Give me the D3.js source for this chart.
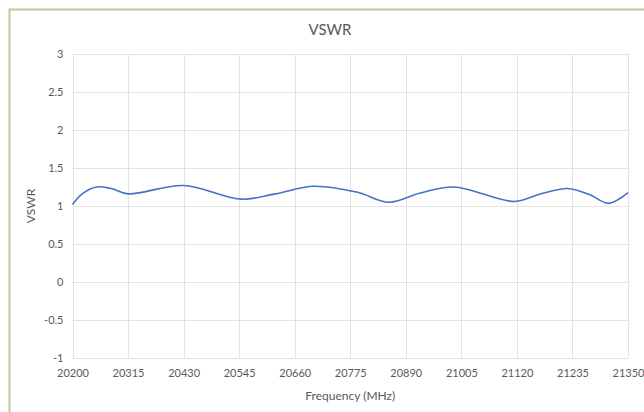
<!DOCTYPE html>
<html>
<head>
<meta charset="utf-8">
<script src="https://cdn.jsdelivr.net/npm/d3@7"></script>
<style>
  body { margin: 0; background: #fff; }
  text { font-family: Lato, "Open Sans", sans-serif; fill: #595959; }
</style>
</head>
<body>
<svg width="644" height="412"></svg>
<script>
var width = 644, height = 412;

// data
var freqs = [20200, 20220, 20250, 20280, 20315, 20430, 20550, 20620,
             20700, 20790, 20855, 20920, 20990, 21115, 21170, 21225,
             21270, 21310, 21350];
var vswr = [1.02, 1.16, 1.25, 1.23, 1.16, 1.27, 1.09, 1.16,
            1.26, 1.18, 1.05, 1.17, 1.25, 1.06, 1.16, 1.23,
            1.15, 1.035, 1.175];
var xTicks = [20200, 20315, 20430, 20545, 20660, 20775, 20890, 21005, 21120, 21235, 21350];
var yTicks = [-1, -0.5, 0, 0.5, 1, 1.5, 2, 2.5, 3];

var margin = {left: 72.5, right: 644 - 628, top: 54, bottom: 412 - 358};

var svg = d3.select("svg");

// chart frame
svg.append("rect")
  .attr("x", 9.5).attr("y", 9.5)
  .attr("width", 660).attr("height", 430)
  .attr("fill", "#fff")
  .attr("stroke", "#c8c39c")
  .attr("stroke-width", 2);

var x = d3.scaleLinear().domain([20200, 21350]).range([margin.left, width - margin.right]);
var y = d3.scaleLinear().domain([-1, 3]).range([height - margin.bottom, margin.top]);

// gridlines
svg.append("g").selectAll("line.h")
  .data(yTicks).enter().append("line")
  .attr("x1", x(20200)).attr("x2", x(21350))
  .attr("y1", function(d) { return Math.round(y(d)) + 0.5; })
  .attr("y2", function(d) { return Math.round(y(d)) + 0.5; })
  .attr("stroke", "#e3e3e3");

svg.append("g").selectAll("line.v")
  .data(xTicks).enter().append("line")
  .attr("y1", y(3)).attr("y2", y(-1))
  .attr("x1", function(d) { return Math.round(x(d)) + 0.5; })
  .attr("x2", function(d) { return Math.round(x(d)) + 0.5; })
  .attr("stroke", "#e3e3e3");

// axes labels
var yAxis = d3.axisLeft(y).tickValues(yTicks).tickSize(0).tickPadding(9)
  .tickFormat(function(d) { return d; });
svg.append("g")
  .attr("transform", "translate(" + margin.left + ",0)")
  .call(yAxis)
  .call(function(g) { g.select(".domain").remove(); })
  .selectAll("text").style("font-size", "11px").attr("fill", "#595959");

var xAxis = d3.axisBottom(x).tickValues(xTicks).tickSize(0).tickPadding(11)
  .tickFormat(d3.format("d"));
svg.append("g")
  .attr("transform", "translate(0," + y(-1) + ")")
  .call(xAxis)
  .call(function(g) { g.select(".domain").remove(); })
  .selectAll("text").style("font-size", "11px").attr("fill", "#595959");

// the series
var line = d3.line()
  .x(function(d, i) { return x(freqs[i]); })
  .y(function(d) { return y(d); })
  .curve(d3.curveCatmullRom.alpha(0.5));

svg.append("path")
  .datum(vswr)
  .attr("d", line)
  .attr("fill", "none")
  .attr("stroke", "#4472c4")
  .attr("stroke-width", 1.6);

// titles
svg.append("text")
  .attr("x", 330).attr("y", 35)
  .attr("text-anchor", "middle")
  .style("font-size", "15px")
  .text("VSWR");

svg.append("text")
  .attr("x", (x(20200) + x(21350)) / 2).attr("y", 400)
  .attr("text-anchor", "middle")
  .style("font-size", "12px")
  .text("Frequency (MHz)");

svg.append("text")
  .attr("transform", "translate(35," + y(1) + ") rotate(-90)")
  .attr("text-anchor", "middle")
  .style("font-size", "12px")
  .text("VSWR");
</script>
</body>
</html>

* Exercise instructions *
Repeat only the lines from the beginning of the material through the line containing "var y = d3.scaleLinear().domain([-1, 3]).range([height", both ends kept, leaving pictures out.

* Response to this task *
Give me the D3.js source for this chart.
<!DOCTYPE html>
<html>
<head>
<meta charset="utf-8">
<script src="https://cdn.jsdelivr.net/npm/d3@7"></script>
<style>
  body { margin: 0; background: #fff; }
  text { font-family: Lato, "Open Sans", sans-serif; fill: #595959; }
</style>
</head>
<body>
<svg width="644" height="412"></svg>
<script>
var width = 644, height = 412;

// data
var freqs = [20200, 20220, 20250, 20280, 20315, 20430, 20550, 20620,
             20700, 20790, 20855, 20920, 20990, 21115, 21170, 21225,
             21270, 21310, 21350];
var vswr = [1.02, 1.16, 1.25, 1.23, 1.16, 1.27, 1.09, 1.16,
            1.26, 1.18, 1.05, 1.17, 1.25, 1.06, 1.16, 1.23,
            1.15, 1.035, 1.175];
var xTicks = [20200, 20315, 20430, 20545, 20660, 20775, 20890, 21005, 21120, 21235, 21350];
var yTicks = [-1, -0.5, 0, 0.5, 1, 1.5, 2, 2.5, 3];

var margin = {left: 72.5, right: 644 - 628, top: 54, bottom: 412 - 358};

var svg = d3.select("svg");

// chart frame
svg.append("rect")
  .attr("x", 9.5).attr("y", 9.5)
  .attr("width", 660).attr("height", 430)
  .attr("fill", "#fff")
  .attr("stroke", "#c8c39c")
  .attr("stroke-width", 2);

var x = d3.scaleLinear().domain([20200, 21350]).range([margin.left, width - margin.right]);
var y = d3.scaleLinear().domain([-1, 3]).range([height - margin.bottom, margin.top]);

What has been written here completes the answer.